S’il y avait un point commun entre toutes les personnes qui nous avons rencontrées à Emmaüs Roya, ce serait le voyage. Comme une allégorie des inégalités du monde, il y a ceux qui y sont contraints et ceux qui ont la liberté de circuler. Patrick est le seul compagnon de nationalité française. Venu faire du wwoofing chez Cédric Herrou, il s’est « pris une grosse claque » concernant la situation de la frontière « qu’[il] ne connaissai[t] pas ». Adhérant aux valeurs et « se prenant au jeu de ce qui se passe ici », il a décidé de rester. De son côté, Cedric Herrou a voyagé en Afrique avant de s’installer sur ces terres, comme une « échappatoire à cette vie de sauvage, au travail et au monde de la ville ». Il avait le rêve de voyager à nouveau en Afrique. « Et, finalement, c’est l’Afrique qui est venue à moi. Si ces gens font à manger pour les petits Français, c’est une bataille de gagnée », se réjouit-il.

« Le bilan carbone des dix personnes qui habitent ici est une réponse pour l’écologie et la migration », affirme Cédric Herrou © Sébastien Aublanc/Reporterre

Caricaturé par les autorités et une partie de la presse comme un promigrant, Cédric Herrou se définit comme « un militant pour la vie avec un grand V. On ne peut pas dissocier humanitaire et politique.
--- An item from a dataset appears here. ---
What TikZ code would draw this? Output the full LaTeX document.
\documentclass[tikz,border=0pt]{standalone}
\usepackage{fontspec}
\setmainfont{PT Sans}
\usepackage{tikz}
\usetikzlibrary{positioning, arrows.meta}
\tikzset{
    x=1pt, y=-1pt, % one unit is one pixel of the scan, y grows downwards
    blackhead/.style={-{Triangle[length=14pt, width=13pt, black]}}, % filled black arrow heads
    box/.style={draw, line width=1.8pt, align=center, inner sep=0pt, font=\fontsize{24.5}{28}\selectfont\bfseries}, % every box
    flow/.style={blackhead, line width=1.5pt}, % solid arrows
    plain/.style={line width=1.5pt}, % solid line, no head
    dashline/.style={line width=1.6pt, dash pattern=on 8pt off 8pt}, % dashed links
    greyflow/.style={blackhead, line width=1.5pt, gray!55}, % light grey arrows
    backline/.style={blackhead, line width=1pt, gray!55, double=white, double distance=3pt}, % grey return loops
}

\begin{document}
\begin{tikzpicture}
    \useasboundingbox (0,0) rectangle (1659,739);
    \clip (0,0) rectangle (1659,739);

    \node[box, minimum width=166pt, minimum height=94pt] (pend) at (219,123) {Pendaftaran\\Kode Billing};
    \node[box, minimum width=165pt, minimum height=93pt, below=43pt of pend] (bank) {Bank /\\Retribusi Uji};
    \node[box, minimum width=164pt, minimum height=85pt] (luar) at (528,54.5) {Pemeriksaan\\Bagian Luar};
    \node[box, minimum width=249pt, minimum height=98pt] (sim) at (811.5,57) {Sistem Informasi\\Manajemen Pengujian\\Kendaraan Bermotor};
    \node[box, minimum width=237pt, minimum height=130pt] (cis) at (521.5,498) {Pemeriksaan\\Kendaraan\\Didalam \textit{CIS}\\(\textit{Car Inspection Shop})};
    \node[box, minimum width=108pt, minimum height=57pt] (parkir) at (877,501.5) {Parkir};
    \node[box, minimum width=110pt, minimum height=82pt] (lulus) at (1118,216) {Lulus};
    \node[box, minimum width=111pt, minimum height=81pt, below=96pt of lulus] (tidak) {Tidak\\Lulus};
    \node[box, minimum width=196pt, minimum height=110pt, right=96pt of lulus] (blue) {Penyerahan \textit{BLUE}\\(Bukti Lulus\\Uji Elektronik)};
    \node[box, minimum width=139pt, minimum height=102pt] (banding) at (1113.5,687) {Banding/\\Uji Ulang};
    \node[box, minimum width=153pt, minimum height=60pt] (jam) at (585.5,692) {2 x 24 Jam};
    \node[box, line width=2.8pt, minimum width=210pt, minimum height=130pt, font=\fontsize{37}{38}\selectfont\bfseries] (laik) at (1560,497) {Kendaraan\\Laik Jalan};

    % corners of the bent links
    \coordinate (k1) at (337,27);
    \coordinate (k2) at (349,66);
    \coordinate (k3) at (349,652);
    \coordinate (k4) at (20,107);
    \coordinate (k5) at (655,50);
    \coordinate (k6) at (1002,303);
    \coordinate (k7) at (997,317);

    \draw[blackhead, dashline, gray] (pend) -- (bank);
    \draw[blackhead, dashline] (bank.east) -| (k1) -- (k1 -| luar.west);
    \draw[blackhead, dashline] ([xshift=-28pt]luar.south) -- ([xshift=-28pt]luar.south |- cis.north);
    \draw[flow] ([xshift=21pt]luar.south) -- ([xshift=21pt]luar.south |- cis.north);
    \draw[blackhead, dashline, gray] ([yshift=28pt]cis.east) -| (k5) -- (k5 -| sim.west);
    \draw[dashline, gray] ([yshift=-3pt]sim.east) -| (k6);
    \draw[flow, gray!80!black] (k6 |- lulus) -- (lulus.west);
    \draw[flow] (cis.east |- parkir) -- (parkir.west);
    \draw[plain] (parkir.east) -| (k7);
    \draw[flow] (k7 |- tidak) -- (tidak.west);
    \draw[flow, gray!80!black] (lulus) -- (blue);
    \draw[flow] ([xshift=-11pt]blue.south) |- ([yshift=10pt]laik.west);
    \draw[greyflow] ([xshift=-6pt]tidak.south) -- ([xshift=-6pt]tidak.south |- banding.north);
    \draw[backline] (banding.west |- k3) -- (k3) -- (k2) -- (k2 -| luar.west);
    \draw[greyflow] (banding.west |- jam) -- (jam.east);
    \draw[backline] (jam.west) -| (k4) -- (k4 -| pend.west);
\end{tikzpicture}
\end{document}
C’est un combat de justice fondamentale ». Son projet lie deux priorités actuelles : « lutte écologique et respect des personnes ». Et Emmaüs Roya compte essaimer. « Une quinzaine de projets, qui vont de jardins pour l’autoconsommation des communautés à de véritables fermes sont en cours », nous dit au téléphone Michel Frédérico, vice-président de la branche communautaire et compagnon à Pamiers (Ariège).
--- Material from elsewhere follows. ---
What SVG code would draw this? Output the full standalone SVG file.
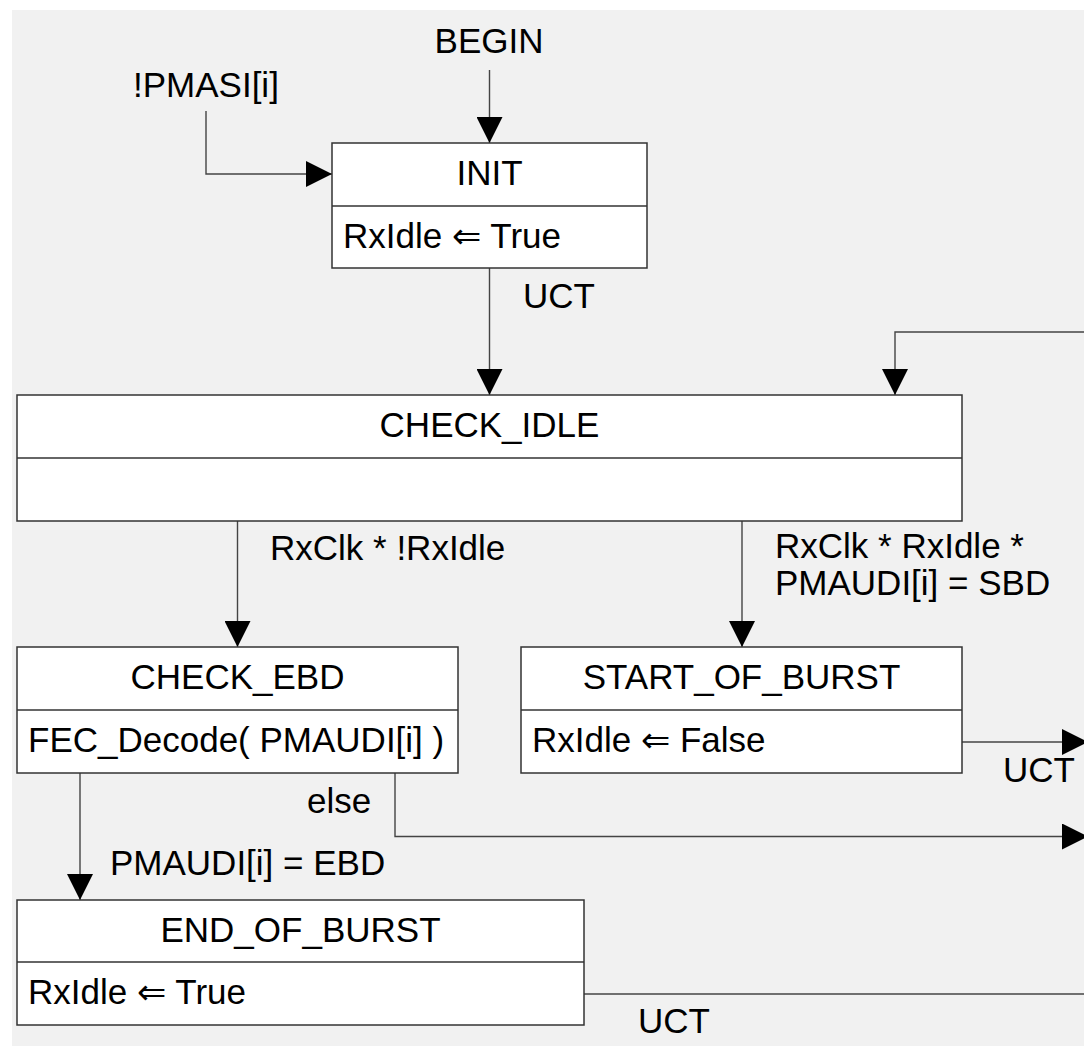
<svg xmlns="http://www.w3.org/2000/svg" width="1084" height="1046" viewBox="0 0 1084 1046">
<defs>
<style>
text{font-family:"Liberation Sans",Arial,"DejaVu Sans",sans-serif;font-size:35px;fill:#000}
.t{text-anchor:middle}
.box{fill:#fff;stroke:#333;stroke-width:1.5}
.div{stroke:#333;stroke-width:1.5}
.c{fill:none;stroke:#444;stroke-width:1.4}
</style>
<marker id="ah" markerUnits="userSpaceOnUse" markerWidth="26" markerHeight="26" refX="24" refY="12" orient="auto" viewBox="0 0 24 24">
<path d="M0,0 L24,12 L0,24 z" fill="#000"/>
</marker>
</defs>
<rect x="12" y="10" width="1072" height="1036" fill="#f1f1f1"/>

<g id="connectors">
<path class="c" d="M489.5,70 V143" marker-end="url(#ah)"/>
<path class="c" d="M206,111 V174 H332" marker-end="url(#ah)"/>
<path class="c" d="M489.5,268 V395" marker-end="url(#ah)"/>
<path class="c" d="M1090,332 H895 V395" marker-end="url(#ah)"/>
<path class="c" d="M237.5,521 V647" marker-end="url(#ah)"/>
<path class="c" d="M742,521 V647" marker-end="url(#ah)"/>
<path class="c" d="M962,742 H1088" marker-end="url(#ah)"/>
<path class="c" d="M395,773 V836.5 H1088" marker-end="url(#ah)"/>
<path class="c" d="M80,773 V900" marker-end="url(#ah)"/>
<path class="c" d="M584,994 H1090"/>
<text x="489" y="53" class="t">BEGIN</text>
<text x="133" y="97">!PMASI[i]</text>
<text x="523" y="308">UCT</text>
<text x="270" y="560">RxClk * !RxIdle</text>
<text x="775" y="558">RxClk * RxIdle *</text>
<text x="775" y="595">PMAUDI[i] = SBD</text>
<text x="1003" y="782">UCT</text>
<text x="307" y="813">else</text>
<text x="110" y="875">PMAUDI[i] = EBD</text>
<text x="638" y="1033">UCT</text>
</g>

<g id="INIT">
<rect class="box" x="332" y="143" width="315" height="125"/>
<line class="div" x1="332" y1="206" x2="647" y2="206"/>
<text x="489.5" y="185" class="t">INIT</text>
<text x="343" y="248">RxIdle ⇐ True</text>
</g>

<g id="CHECK_IDLE">
<rect class="box" x="17" y="395" width="945" height="126"/>
<line class="div" x1="17" y1="458" x2="962" y2="458"/>
<text x="489.5" y="437" class="t">CHECK_IDLE</text>
</g>

<g id="CHECK_EBD">
<rect class="box" x="17" y="647" width="441" height="126"/>
<line class="div" x1="17" y1="710" x2="458" y2="710"/>
<text x="237.5" y="689" class="t">CHECK_EBD</text>
<text x="28" y="752">FEC_Decode( PMAUDI[i] )</text>
</g>

<g id="START_OF_BURST">
<rect class="box" x="521" y="647" width="441" height="126"/>
<line class="div" x1="521" y1="710" x2="962" y2="710"/>
<text x="741.5" y="689" class="t">START_OF_BURST</text>
<text x="532" y="752">RxIdle ⇐ False</text>
</g>

<g id="END_OF_BURST">
<rect class="box" x="17" y="900" width="567" height="125"/>
<line class="div" x1="17" y1="962" x2="584" y2="962"/>
<text x="300.5" y="942" class="t">END_OF_BURST</text>
<text x="28" y="1004">RxIdle ⇐ True</text>
</g>
</svg>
Livraison des fraises d’Emmaüs Roya à l’épicerie « petit primeur » de Breil. « Mes clients, il y en a à qui ça plaît et d’autres à qui ça plaît pas que des fruits et des légumes viennent de chez Cédric Herrou. S’ils veulent du bio et du local, il faut être cohérent », nous dit le patron, Frédéric.© Sébastien Aublanc/Reporterre

Emmaüs Roya cherche un bâtiment comme lieu de vie des compagnons, atelier de transformation et espace de vie associative et culturelle ouvert à tous. « Les bénéficiaires seraient les habitants. À Breil, il y a beaucoup de gens isolés, en particulier des personnes âgées, des harkis », dit Marion Gachet. Activer les liens interculturels et intergénérationnels mis à mal par la désertification de leur vallée, voilà une autre dimension du combat d’Emmaüs Roya.